OBJECTIVE:
Copy out the listing that follows, exactly, without its pictures.

INFORMATION SUPPLIED:
--*--

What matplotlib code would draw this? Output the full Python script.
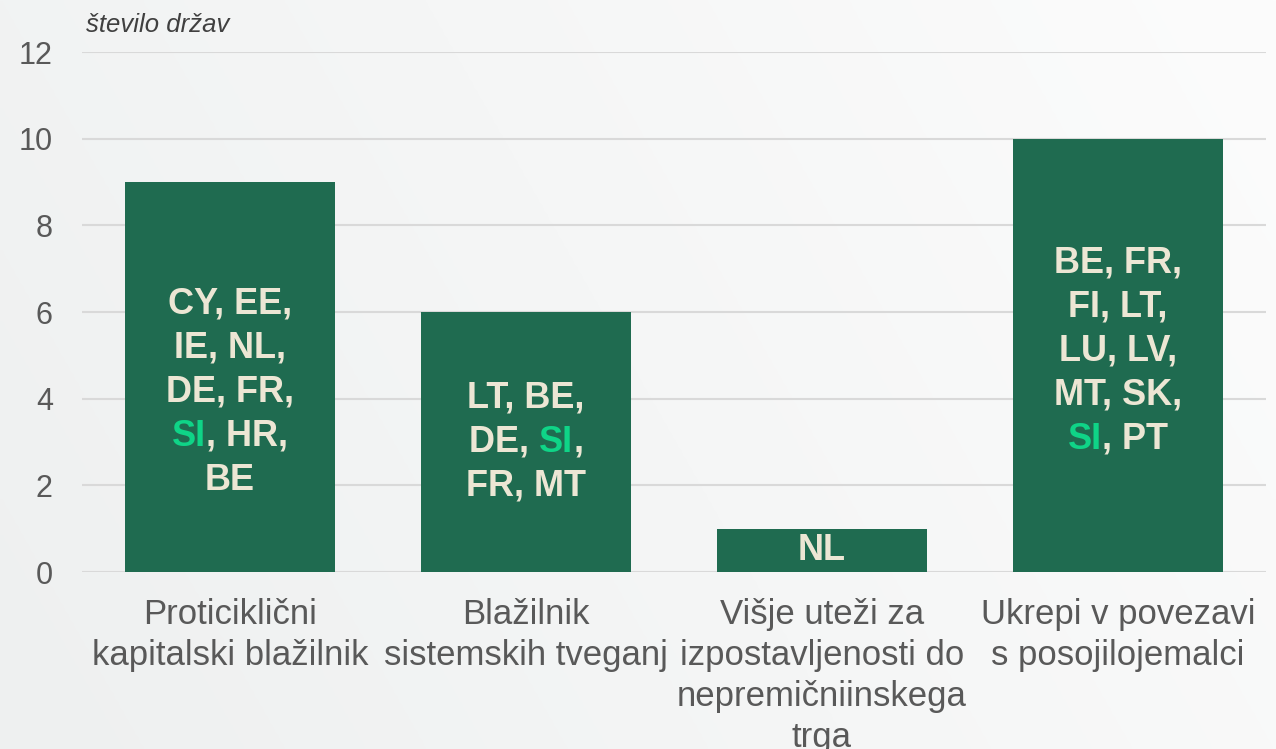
import re
import numpy as np
import matplotlib
matplotlib.use("Agg")
import matplotlib.pyplot as plt
from matplotlib.transforms import offset_copy

plt.rcParams['font.family'] = ['Liberation Sans', 'DejaVu Sans']

# data
categories = [
    "Proticiklični\nkapitalski blažilnik",
    "Blažilnik\nsistemskih tveganj",
    "Višje uteži za\nizpostavljenosti do\nnepremičniinskega\ntrga",
    "Ukrepi v povezavi\ns posojilojemalci",
]
counts = [9, 6, 1, 10]
countries = [
    ["CY, EE,", "IE, NL,", "DE, FR,", "SI, HR,", "BE"],
    ["LT, BE,", "DE, SI,", "FR, MT"],
    ["NL"],
    ["BE, FR,", "FI, LT,", "LU, LV,", "MT, SK,", "SI, PT"],
]
highlight = "SI"
yticks = [0, 2, 4, 6, 8, 10, 12]

# style
bar_color = '#1f6b50'
text_cream = '#ece6d4'
si_green = '#0fd487'
grid_color = '#d9d9d9'
tick_color = '#595959'
label_center_y = [4.15, 3.0, 0.5, 5.1]  # where each label block sits
line_step_px = 44

fig = plt.figure(figsize=(12.76, 7.49), dpi=100)

# soft gradient background
bg = fig.add_axes([0, 0, 1, 1], zorder=-10)
gx, gy = np.meshgrid(np.linspace(0, 1, 256), np.linspace(0, 1, 256))
t = np.clip(0.75 * gx + 0.25 * (1 - gy), 0, 1)
c0 = np.array([238, 240, 240]) / 255
c1 = np.array([252, 252, 252]) / 255
img = c0[None, None, :] * (1 - t[..., None]) + c1[None, None, :] * t[..., None]
bg.imshow(img, aspect='auto', extent=[0, 1, 0, 1], origin='upper')
bg.axis('off')

ax = fig.add_axes([82 / 1276, 1 - 572 / 749, (1266 - 82) / 1276, (572 - 52) / 749])
ax.patch.set_alpha(0)

x = np.arange(len(categories))
ax.bar(x, counts, width=0.71, color=bar_color, zorder=3)

ax.set_xlim(-0.5, len(categories) - 0.5)
ax.set_ylim(0, 12)
ax.set_yticks(yticks)
ax.set_yticklabels([str(v) for v in yticks])
ax.set_xticks(x)
ax.set_xticklabels(categories, linespacing=1.31)
ax.yaxis.grid(True, color=grid_color, linewidth=1.5, zorder=0)
ax.set_axisbelow(True)
for s in ax.spines.values():
    s.set_visible(False)
ax.tick_params(axis='y', length=0, pad=21, labelsize=22, labelcolor=tick_color)
ax.tick_params(axis='x', length=0, pad=18.5, labelsize=25, labelcolor=tick_color)

fig.text(86 / 1276, 1 - 25 / 749, "število držav", style='italic', fontsize=18.5,
         color='#404040', va='center', ha='left')

# country labels inside bars, with SI highlighted
fig.canvas.draw()
renderer = fig.canvas.get_renderer()
kw = dict(fontsize=26, fontweight='bold', va='center', ha='left', zorder=5)


def seg_width(s):
    a = ax.text(0, 0, 'x' + s + 'x', **kw)
    b = ax.text(0, 0, 'xx', **kw)
    w = a.get_window_extent(renderer).width - b.get_window_extent(renderer).width
    a.remove()
    b.remove()
    return w


for i, lines in enumerate(countries):
    n = len(lines)
    for j, line in enumerate(lines):
        dy = ((n - 1) / 2 - j) * line_step_px
        parts = [p for p in re.split('(' + highlight + ')', line) if p]
        widths = [seg_width(p) for p in parts]
        start = -sum(widths) / 2
        for p, w in zip(parts, widths):
            col = si_green if p == highlight else text_cream
            tr = offset_copy(ax.transData, fig=fig, x=start, y=dy, units='dots')
            ax.text(x[i], label_center_y[i], p, color=col, transform=tr, **kw)
            start += w

fig.savefig('out.png', dpi=100)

--*--

THE RESPONSE:
What matplotlib code would draw this? Output the full Python script.
import re
import numpy as np
import matplotlib
matplotlib.use("Agg")
import matplotlib.pyplot as plt
from matplotlib.transforms import offset_copy

plt.rcParams['font.family'] = ['Liberation Sans', 'DejaVu Sans']

# data
categories = [
    "Proticiklični\nkapitalski blažilnik",
    "Blažilnik\nsistemskih tveganj",
    "Višje uteži za\nizpostavljenosti do\nnepremičniinskega\ntrga",
    "Ukrepi v povezavi\ns posojilojemalci",
]
counts = [9, 6, 1, 10]
countries = [
    ["CY, EE,", "IE, NL,", "DE, FR,", "SI, HR,", "BE"],
    ["LT, BE,", "DE, SI,", "FR, MT"],
    ["NL"],
    ["BE, FR,", "FI, LT,", "LU, LV,", "MT, SK,", "SI, PT"],
]
highlight = "SI"
yticks = [0, 2, 4, 6, 8, 10, 12]

# style
bar_color = '#1f6b50'
text_cream = '#ece6d4'
si_green = '#0fd487'
grid_color = '#d9d9d9'
tick_color = '#595959'
label_center_y = [4.15, 3.0, 0.5, 5.1]  # where each label block sits
line_step_px = 44

fig = plt.figure(figsize=(12.76, 7.49), dpi=100)

# soft gradient background
bg = fig.add_axes([0, 0, 1, 1], zorder=-10)
gx, gy = np.meshgrid(np.linspace(0, 1, 256), np.linspace(0, 1, 256))
t = np.clip(0.75 * gx + 0.25 * (1 - gy), 0, 1)
c0 = np.array([238, 240, 240]) / 255
c1 = np.array([252, 252, 252]) / 255
img = c0[None, None, :] * (1 - t[..., None]) + c1[None, None, :] * t[..., None]
bg.imshow(img, aspect='auto', extent=[0, 1, 0, 1], origin='upper')
bg.axis('off')

ax = fig.add_axes([82 / 1276, 1 - 572 / 749, (1266 - 82) / 1276, (572 - 52) / 749])
ax.patch.set_alpha(0)

x = np.arange(len(categories))
ax.bar(x, counts, width=0.71, color=bar_color, zorder=3)

ax.set_xlim(-0.5, len(categories) - 0.5)
ax.set_ylim(0, 12)
ax.set_yticks(yticks)
ax.set_yticklabels([str(v) for v in yticks])
ax.set_xticks(x)
ax.set_xticklabels(categories, linespacing=1.31)
ax.yaxis.grid(True, color=grid_color, linewidth=1.5, zorder=0)
ax.set_axisbelow(True)
for s in ax.spines.values():
    s.set_visible(False)
ax.tick_params(axis='y', length=0, pad=21, labelsize=22, labelcolor=tick_color)
ax.tick_params(axis='x', length=0, pad=18.5, labelsize=25, labelcolor=tick_color)

fig.text(86 / 1276, 1 - 25 / 749, "število držav", style='italic', fontsize=18.5,
         color='#404040', va='center', ha='left')

# country labels inside bars, with SI highlighted
fig.canvas.draw()
renderer = fig.canvas.get_renderer()
kw = dict(fontsize=26, fontweight='bold', va='center', ha='left', zorder=5)


def seg_width(s):
    a = ax.text(0, 0, 'x' + s + 'x', **kw)
    b = ax.text(0, 0, 'xx', **kw)
    w = a.get_window_extent(renderer).width - b.get_window_extent(renderer).width
    a.remove()
    b.remove()
    return w


for i, lines in enumerate(countries):
    n = len(lines)
    for j, line in enumerate(lines):
        dy = ((n - 1) / 2 - j) * line_step_px
        parts = [p for p in re.split('(' + highlight + ')', line) if p]
        widths = [seg_width(p) for p in parts]
        start = -sum(widths) / 2
        for p, w in zip(parts, widths):
            col = si_green if p == highlight else text_cream
            tr = offset_copy(ax.transData, fig=fig, x=start, y=dy, units='dots')
            ax.text(x[i], label_center_y[i], p, color=col, transform=tr, **kw)
            start += w

fig.savefig('out.png', dpi=100)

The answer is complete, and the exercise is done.